*Requirement*:
Gather all lines in the data that hold the string "this".

## BEGIN

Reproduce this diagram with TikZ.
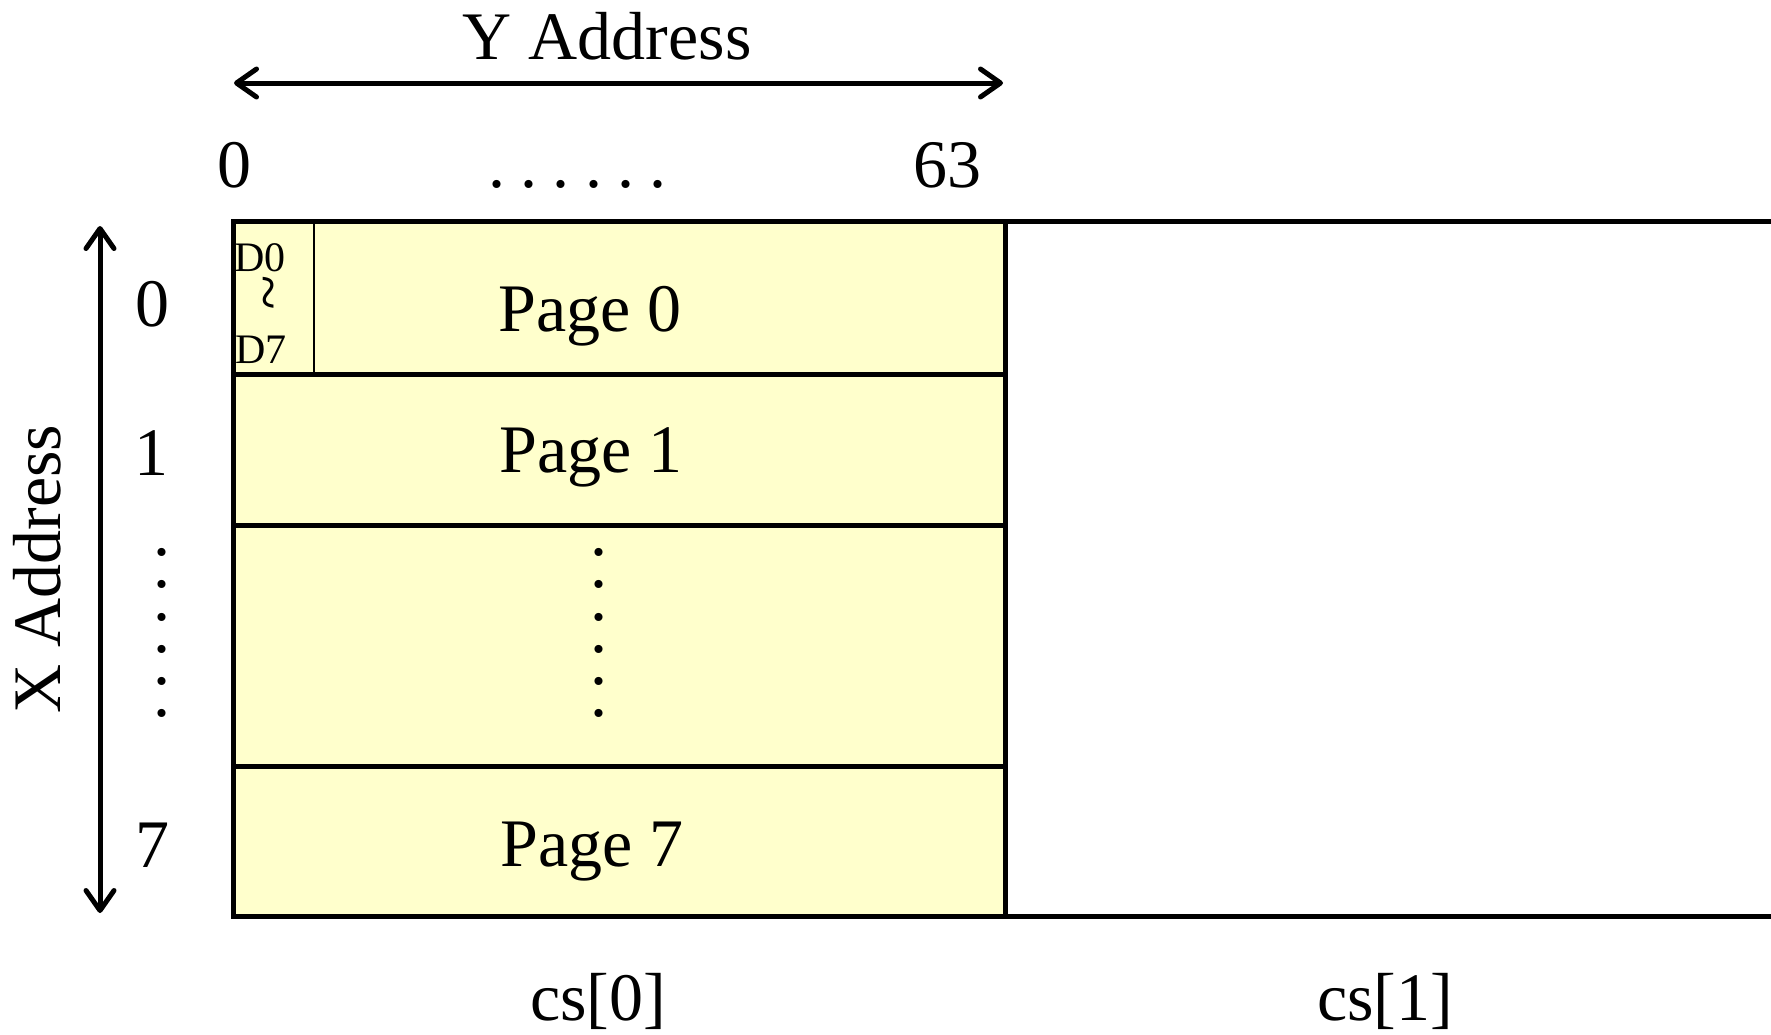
\documentclass[tikz,border=0pt]{standalone}
\usepackage{fontspec}
\setmainfont{Liberation Serif}
\usetikzlibrary{arrows.meta}
\definecolor{pagefill}{RGB}{255,255,204}
\begin{document}
\begin{tikzpicture}[x=0.5pt,y=-0.5pt,
  lbl/.style={font=\fontsize{34}{40}\selectfont, inner sep=0pt, anchor=base},
  smalllbl/.style={font=\fontsize{21}{25}\selectfont, inner sep=0pt, anchor=base},
  boxline/.style={line width=2.5pt},
  thinline/.style={line width=1pt},
  dblarrow/.style={line width=2.5pt, line cap=round,
    {Straight Barb[length=10pt,width=14pt,round]}-{Straight Barb[length=10pt,width=14pt,round]}},
  vdots/.style={font=\fontsize{34}{16.1}\selectfont, inner sep=0pt, align=center, anchor=south}
]
\useasboundingbox (0,0) rectangle (1771,1034);

% memory block cs[0]
\fill[pagefill] (233,221) rectangle (1005,916);
\draw[boxline] (233,221) rectangle (1005,916);
\draw[boxline] (233,374) -- (1005,374);
\draw[boxline] (233,525) -- (1005,525);
\draw[boxline] (233,766) -- (1005,766);
\draw[thinline] (314,221) -- (314,374);

% block cs[1]
\draw[boxline] (1005,221) -- (1795,221);
\draw[boxline] (1005,916) -- (1795,916);

% Y address arrow
\node[lbl] (yaddr) at (607,59) {Y Address};
\coordinate (ya) at (234,83);
\coordinate (yb) at (1003,83);
\draw[dblarrow] (ya) -- (yb);

\node[lbl] (y0) at (234,187) {0};
\node[lbl] (y63) at (947,187) {63};
\node[lbl] (hdots) at (577.5,187) {.\hspace{7.6pt}.\hspace{7.6pt}.\hspace{7.6pt}.\hspace{7.6pt}.\hspace{7.6pt}.};

% X address arrow
\node[lbl, rotate=90] (xaddr) at (60,569) {X Address};
\coordinate (xa) at (100,226);
\coordinate (xb) at (100,913);
\draw[dblarrow] (xa) -- (xb);

\node[lbl] (x0) at (152,326) {0};
\node[lbl] (x1) at (151,475) {1};
\node[lbl] (x7) at (152,867) {7};
\node[vdots] (ldots) at (162,718) {.\\.\\.\\.\\.\\.};
\node[vdots] (mdots) at (599,718) {.\\.\\.\\.\\.\\.};

% page labels
\node[lbl] (p0) at (590,331) {Page 0};
\node[lbl] (p1) at (591,472) {Page 1};
\node[lbl] (p7) at (592,866) {Page 7};

% D0 ~ D7
\node[smalllbl] (d0) at (260,271) {D0};
\node[inner sep=0pt, rotate=-90, font=\fontsize{32}{36}\selectfont] (tl) at (261,293) {\textasciitilde};
\node[smalllbl] (d7) at (261,363) {D7};

% chip selects
\node[lbl] (cs0) at (598,1020) {cs[0]};
\node[lbl] (cs1) at (1385,1020) {cs[1]};
\end{tikzpicture}
\end{document}
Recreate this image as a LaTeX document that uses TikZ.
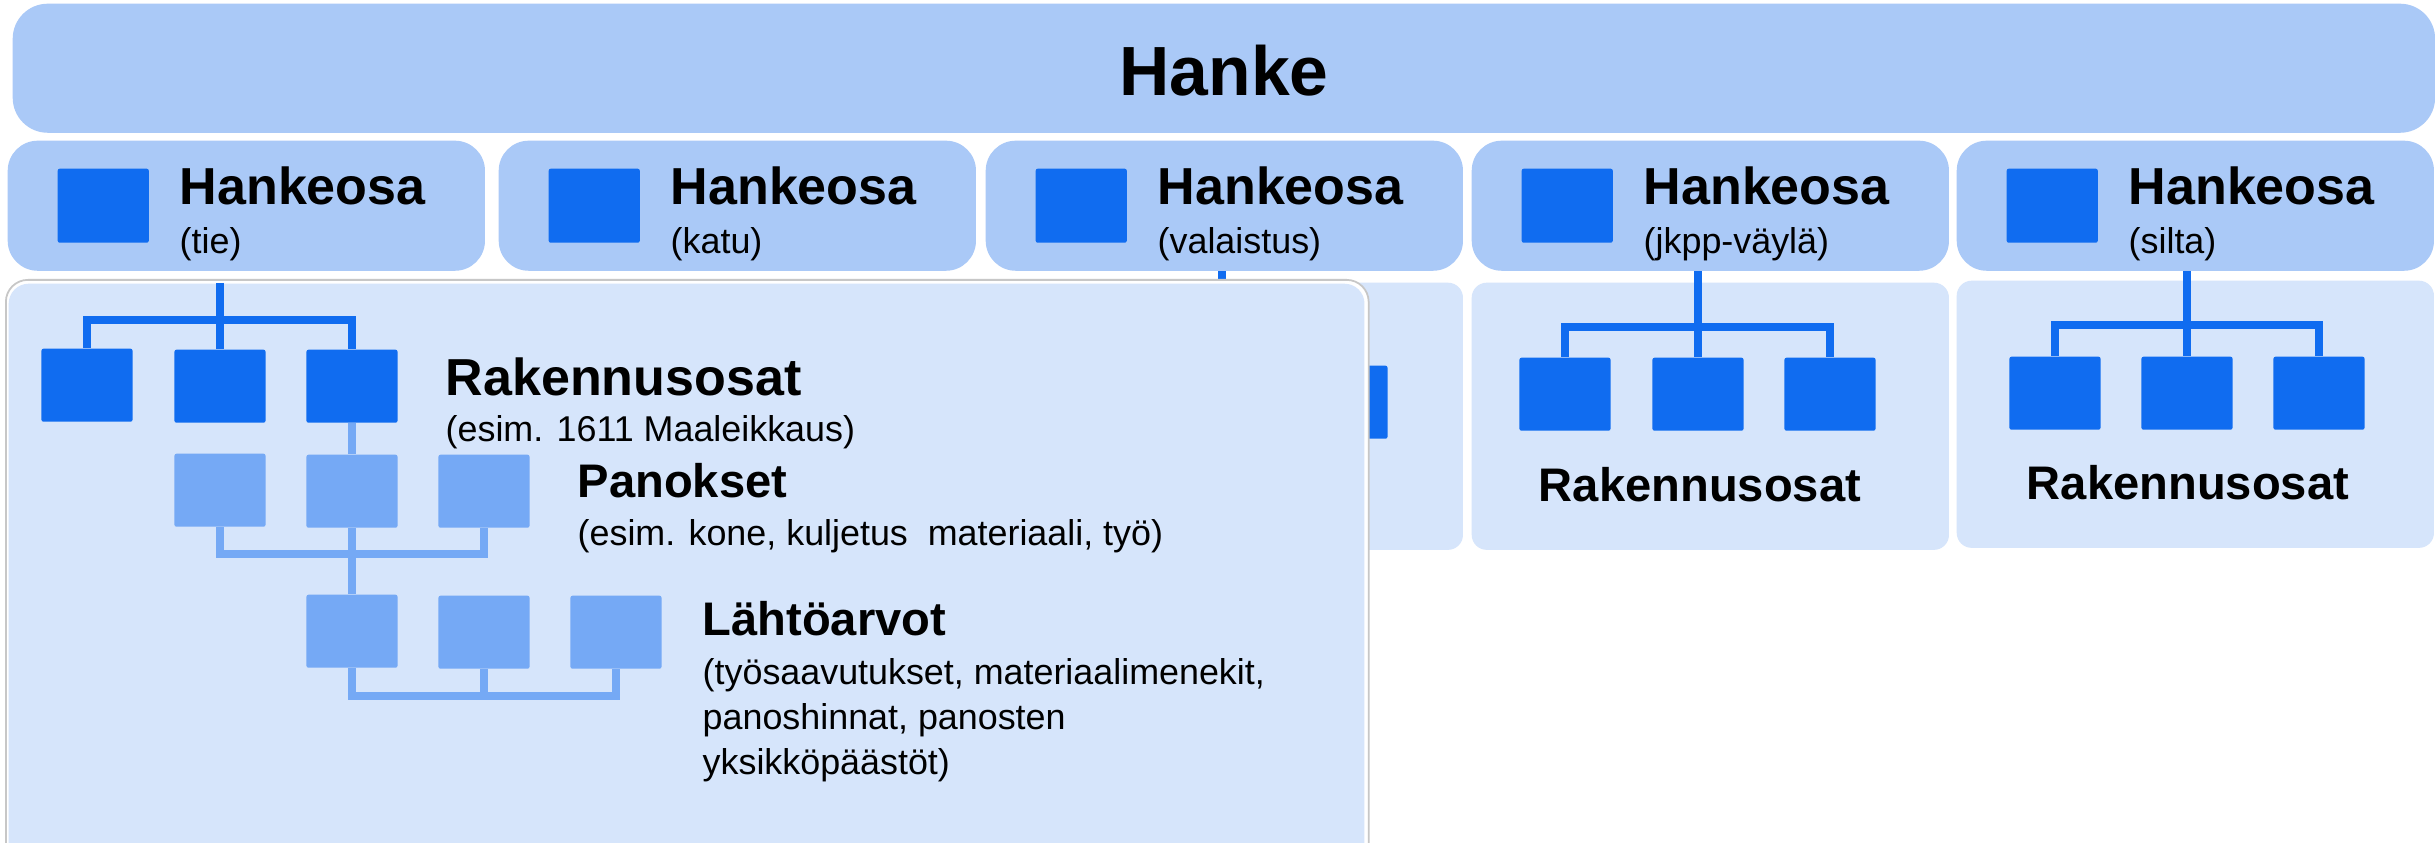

## END

*Finished answer*:
Reproduce this diagram with TikZ.
Recreate this image as a LaTeX document that uses TikZ.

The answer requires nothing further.